Response adaptive randomization adjusts allocation probabilities over the course of a trial, based on accumulating data. RAR increases allocation to arms performing well, and decreases allocation to arms performing poorly. In multiple arm trials, this has advantages over fixed randomization.
Imagine you have 4 arms, and in truth 2 are pretty bad, one is good, one is great. Ideally you might start allocating equally, with RAR eventually focusing on the good and great arms, and finally determining the great one is the best. Most patients get treated on the good or great arms. Ideally. A typical implementation is to compute the probability each arm is the best at each interim, and assign patients in proportion to that probability (this dates to the 1930s!). You can add bells and whistles like being more or less aggressive, completely eliminating arms with low probabilities, etc. Thus, if you have 4 arms at a interim, with their probability of being the best at 2%, 5%, 70%, and 23%, you would allocate about 70% to the third arm and so on. These probabilities change over time as data accumulates, with the true best arm eventually getting more and more probability.

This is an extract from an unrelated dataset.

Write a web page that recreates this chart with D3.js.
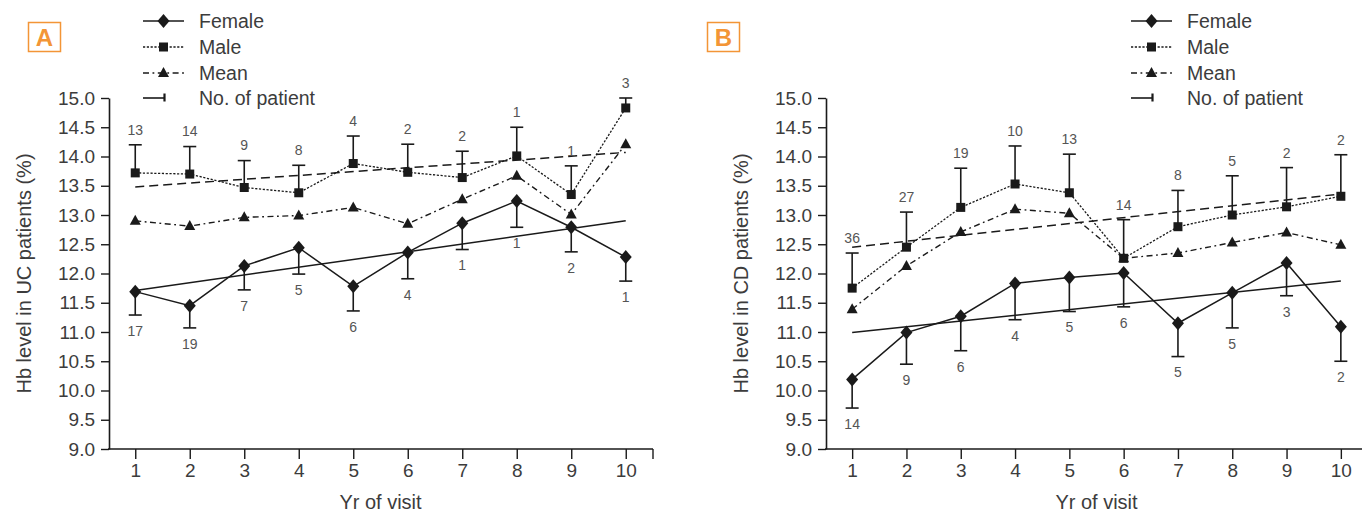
<!DOCTYPE html>
<html>
<head>
<meta charset="utf-8">
<script src="https://cdn.jsdelivr.net/npm/d3@7/dist/d3.min.js"></script>
<style>
  html, body { margin: 0; padding: 0; background: #fff; }
  svg { display: block; }
  text { font-family: "Liberation Sans", Arial, Helvetica, sans-serif; }
</style>
</head>
<body>
<svg id="chart" width="1362" height="513"></svg>
<script>
// ---------- DATA ----------
const years = [1, 2, 3, 4, 5, 6, 7, 8, 9, 10];
const yTicks = [9.0, 9.5, 10.0, 10.5, 11.0, 11.5, 12.0, 12.5, 13.0, 13.5, 14.0, 14.5, 15.0];
const legendLabels = ["Female", "Male", "Mean", "No. of patient"];

// Panel A: UC patients
const ucFemale     = [11.69, 11.45, 12.13, 12.44, 11.78, 12.36, 12.86, 13.24, 12.79, 12.28];
const ucFemaleLow  = [11.29, 11.07, 11.72, 11.99, 11.36, 11.91, 12.41, 12.79, 12.37, 11.87];
const ucFemaleN    = [17, 19, 7, 5, 6, 4, 1, 1, 2, 1];
const ucMale       = [13.72, 13.70, 13.47, 13.38, 13.88, 13.73, 13.64, 14.01, 13.35, 14.83];
const ucMaleHigh   = [14.20, 14.17, 13.93, 13.85, 14.35, 14.21, 14.09, 14.50, 13.84, 15.00];
const ucMaleN      = [13, 14, 9, 8, 4, 2, 2, 1, 1, 3];
const ucMean       = [12.90, 12.81, 12.96, 12.99, 13.13, 12.85, 13.27, 13.67, 13.01, 14.21];
const ucFemaleTrend = [11.71, 12.90];   // at year 1 and year 10
const ucMaleTrend   = [13.48, 14.07];

// Panel B: CD patients
const cdFemale     = [10.19, 10.99, 11.27, 11.83, 11.93, 12.01, 11.15, 11.67, 12.18, 11.09];
const cdFemaleLow  = [9.70, 10.45, 10.68, 11.21, 11.35, 11.43, 10.58, 11.07, 11.62, 10.50];
const cdFemaleN    = [14, 9, 6, 4, 5, 6, 5, 5, 3, 2];
const cdMale       = [11.75, 12.45, 13.13, 13.53, 13.38, 12.26, 12.80, 13.00, 13.14, 13.32];
const cdMaleHigh   = [12.35, 13.05, 13.80, 14.18, 14.04, 12.92, 13.42, 13.67, 13.81, 14.03];
const cdMaleN      = [36, 27, 19, 10, 13, 14, 8, 5, 2, 2];
const cdMean       = [11.39, 12.13, 12.71, 13.10, 13.03, 12.26, 12.35, 12.53, 12.70, 12.49];
const cdFemaleTrend = [10.99, 11.87];
const cdMaleTrend   = [12.45, 13.36];

// ---------- DRAWING ----------
const svg = d3.select("#chart");
const INK = "#1a1a1a";
const TXT = "#3c3c3c";
const ORANGE = "#f39536";

function diamondPath(cx, cy) {
  return `M${cx},${cy - 7}L${cx + 6},${cy}L${cx},${cy + 7}L${cx - 6},${cy}Z`;
}
function trianglePath(cx, cy) {
  return `M${cx},${cy - 6}L${cx + 5.5},${cy + 4}L${cx - 5.5},${cy + 4}Z`;
}

function drawPanel(cfg) {
  const g = svg.append("g");
  const x = d3.scaleLinear().domain([0.5, 10.5]).range([cfg.x0, cfg.x1]);
  const y = d3.scaleLinear().domain([9, 15]).range([449, 98]);

  // panel letter box
  g.append("rect")
    .attr("x", cfg.boxX).attr("y", 22.5).attr("width", 32).attr("height", 29)
    .attr("fill", "none").attr("stroke", ORANGE).attr("stroke-width", 1.5);
  g.append("text")
    .attr("x", cfg.boxX + 16).attr("y", 46)
    .attr("text-anchor", "middle").attr("fill", ORANGE).attr("font-weight", "bold")
    .attr("font-size", 24).text(cfg.letter);

  // y axis
  const yAxis = d3.axisLeft(y).tickValues(yTicks).tickFormat(d3.format(".1f"))
    .tickSize(8).tickSizeOuter(0).tickPadding(6);
  const ya = g.append("g").attr("transform", `translate(${cfg.x0 + 1},0)`).call(yAxis);
  ya.select(".domain").attr("stroke", INK).attr("stroke-width", 1.6);
  ya.selectAll(".tick line").attr("stroke", INK).attr("stroke-width", 1.4);
  ya.selectAll(".tick text").attr("fill", TXT).attr("font-size", 19)
    .attr("font-family", "'Liberation Sans', Arial, sans-serif");

  // x axis
  const xAxis = d3.axisBottom(x).tickValues(years).tickSize(10).tickSizeOuter(0).tickPadding(5);
  const xa = g.append("g").attr("transform", `translate(0,449)`).call(xAxis);
  xa.select(".domain").attr("stroke", INK).attr("stroke-width", 1.6)
    .attr("d", `M${cfg.x0},0H${cfg.x1}`);
  xa.selectAll(".tick line").attr("stroke", INK).attr("stroke-width", 1.4);
  xa.selectAll(".tick text").attr("fill", TXT).attr("font-size", 19)
    .attr("font-family", "'Liberation Sans', Arial, sans-serif");
  // right end tick
  xa.append("line").attr("x1", cfg.x1).attr("x2", cfg.x1).attr("y1", 0).attr("y2", 10)
    .attr("stroke", INK).attr("stroke-width", 1.4);

  // axis titles
  g.append("text")
    .attr("x", (x(1) + x(10)) / 2).attr("y", 509)
    .attr("text-anchor", "middle").attr("fill", TXT).attr("font-size", 20)
    .text("Yr of visit");
  g.append("text")
    .attr("transform", `translate(${cfg.titleX},${(y(9) + y(15)) / 2}) rotate(-90)`)
    .attr("text-anchor", "middle").attr("dy", "0.35em").attr("fill", TXT).attr("font-size", 20)
    .text(cfg.yTitle);

  // trend lines
  g.append("line")
    .attr("x1", x(1)).attr("y1", y(cfg.femaleTrend[0]))
    .attr("x2", x(10)).attr("y2", y(cfg.femaleTrend[1]))
    .attr("stroke", INK).attr("stroke-width", 1.5);
  g.append("line")
    .attr("x1", x(1)).attr("y1", y(cfg.maleTrend[0]))
    .attr("x2", x(10)).attr("y2", y(cfg.maleTrend[1]))
    .attr("stroke", INK).attr("stroke-width", 1.5).attr("stroke-dasharray", "9,5");

  const line = vals => d3.line().x((d, i) => x(years[i])).y(d => y(d))(vals);

  // series lines
  g.append("path").attr("d", line(cfg.female)).attr("fill", "none")
    .attr("stroke", INK).attr("stroke-width", 1.5);
  g.append("path").attr("d", line(cfg.male)).attr("fill", "none")
    .attr("stroke", INK).attr("stroke-width", 1.3).attr("stroke-dasharray", "2.2,1.6");
  g.append("path").attr("d", line(cfg.mean)).attr("fill", "none")
    .attr("stroke", INK).attr("stroke-width", 1.4).attr("stroke-dasharray", "6,3.5,1.8,3.5");

  // error bars
  const capW = 6.5;
  years.forEach((yr, i) => {
    const cx = x(yr);
    g.append("line").attr("x1", cx).attr("x2", cx)
      .attr("y1", y(cfg.female[i])).attr("y2", y(cfg.femaleLow[i]))
      .attr("stroke", INK).attr("stroke-width", 1.6);
    g.append("line").attr("x1", cx - capW).attr("x2", cx + capW)
      .attr("y1", y(cfg.femaleLow[i])).attr("y2", y(cfg.femaleLow[i]))
      .attr("stroke", INK).attr("stroke-width", 1.6);
    g.append("line").attr("x1", cx).attr("x2", cx)
      .attr("y1", y(cfg.male[i])).attr("y2", y(cfg.maleHigh[i]))
      .attr("stroke", INK).attr("stroke-width", 1.6);
    g.append("line").attr("x1", cx - capW).attr("x2", cx + capW)
      .attr("y1", y(cfg.maleHigh[i])).attr("y2", y(cfg.maleHigh[i]))
      .attr("stroke", INK).attr("stroke-width", 1.6);
  });

  // markers
  years.forEach((yr, i) => {
    const cx = x(yr);
    g.append("path").attr("d", diamondPath(cx, y(cfg.female[i]))).attr("fill", INK);
    g.append("rect").attr("x", cx - 4.5).attr("y", y(cfg.male[i]) - 4.5)
      .attr("width", 9).attr("height", 9).attr("fill", INK);
    g.append("path").attr("d", trianglePath(cx, y(cfg.mean[i]))).attr("fill", INK);
  });

  // patient counts
  years.forEach((yr, i) => {
    const cx = x(yr);
    g.append("text").attr("x", cx).attr("y", y(cfg.femaleLow[i]) + 16)
      .attr("dy", "0.35em").attr("text-anchor", "middle")
      .attr("fill", "#555").attr("font-size", 14).text(cfg.femaleN[i]);
    g.append("text").attr("x", cx).attr("y", y(cfg.maleHigh[i]) - 15)
      .attr("dy", "0.35em").attr("text-anchor", "middle")
      .attr("fill", "#555").attr("font-size", 14).text(cfg.maleN[i]);
  });

  // legend
  const lx0 = cfg.legendX, lx1 = cfg.legendX + 41, lm = cfg.legendX + 20.5;
  const rows = [21, 47, 73, 98];
  const lg = g.append("g");
  lg.append("line").attr("x1", lx0).attr("x2", lx1).attr("y1", rows[0]).attr("y2", rows[0])
    .attr("stroke", INK).attr("stroke-width", 1.5);
  lg.append("path").attr("d", diamondPath(lm, rows[0])).attr("fill", INK);
  lg.append("line").attr("x1", lx0).attr("x2", lx1).attr("y1", rows[1]).attr("y2", rows[1])
    .attr("stroke", INK).attr("stroke-width", 1.3).attr("stroke-dasharray", "2.2,1.6");
  lg.append("rect").attr("x", lm - 4.5).attr("y", rows[1] - 4.5).attr("width", 9).attr("height", 9).attr("fill", INK);
  lg.append("line").attr("x1", lx0).attr("x2", lx1).attr("y1", rows[2]).attr("y2", rows[2])
    .attr("stroke", INK).attr("stroke-width", 1.4).attr("stroke-dasharray", "6,3.5,1.8,3.5");
  lg.append("path").attr("d", trianglePath(lm, rows[2])).attr("fill", INK);
  lg.append("line").attr("x1", lx0).attr("x2", lm + 1).attr("y1", rows[3]).attr("y2", rows[3])
    .attr("stroke", INK).attr("stroke-width", 1.6);
  lg.append("line").attr("x1", lm + 1).attr("x2", lm + 1).attr("y1", rows[3] - 4.5).attr("y2", rows[3] + 3.5)
    .attr("stroke", INK).attr("stroke-width", 2.2);
  legendLabels.forEach((lab, i) => {
    lg.append("text").attr("x", lx0 + 56).attr("y", rows[i]).attr("dy", "0.35em")
      .attr("fill", TXT).attr("font-size", 19.5).text(lab);
  });
}

drawPanel({
  letter: "A", boxX: 28.5, x0: 108, x1: 653, titleX: 24, legendX: 143,
  yTitle: "Hb level in UC patients (%)",
  female: ucFemale, femaleLow: ucFemaleLow, femaleN: ucFemaleN,
  male: ucMale, maleHigh: ucMaleHigh, maleN: ucMaleN, mean: ucMean,
  femaleTrend: ucFemaleTrend, maleTrend: ucMaleTrend
});
drawPanel({
  letter: "B", boxX: 707.5, x0: 825, x1: 1368, titleX: 741, legendX: 1131,
  yTitle: "Hb level in CD patients (%)",
  female: cdFemale, femaleLow: cdFemaleLow, femaleN: cdFemaleN,
  male: cdMale, maleHigh: cdMaleHigh, maleN: cdMaleN, mean: cdMean,
  femaleTrend: cdFemaleTrend, maleTrend: cdMaleTrend
});
</script>
</body>
</html>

If done correctly, patients within the trial are, on average, treated better (more of them are allocated to the better arms). If your endpoint is mortality, more patients will live in an RAR trial, on average, than live in a trial with fixed randomization. An RAR trial is more likely to correctly identify the best arm, and to correctly determine whether that best arm beats control. The reason is increased sample sizes on the good arms, allowing more accurate comparisons among the good arms and to control (Viele et al. 2020).
Correctly is important. There are many papers pointing out pitfalls. You can’t be too aggressive, for example. That could cause you to overreact to a good arm having early bad luck… you lower its allocation too much early and the arm never recovers during the trial. Don’t do this. If you want comparisons to a control arm, you need to maintain enrollment to control throughout the trial (estimating a treatment effect requires estimating control parameters, so you need control data). You need to do this even if early results indicate the treatment beats control. RAR creates different allocation ratios at different times in the trial. If there are time trends in your data, you need to model these time trends correctly (the reference below is for platform trials, but RAR has qualitatively similar issues) (Bofill Roig et al. 2022).
I’m a little down on RAR right now due to one of our recent papers. To be clear, RAR works well, but some arm dropping designs work equivalently well, and those designs are simpler. Note this paper doesn’t cover platform trials, where the results COULD differ (L. R. Berry et al. 2024). RAR has been done in practice, successfully, in a number of settings. Multiple indications, multiple funding mechanisms, multiple regulatory settings (S. M. Berry and Viele 2023). A pet peeve… a lot of papers CORRECTLY show variants of RAR that perform poorly, but then generalize those results to all RAR, in my opinion incorrectly. RAR is a nuanced methodology. Definitely read what doesn’t work, but beware of overly broad conclusions. Just avoid the pitfalls!
Obviously this is a complex topic, and I haven’t done it justice, but I do love talking about such things if anyone has comments!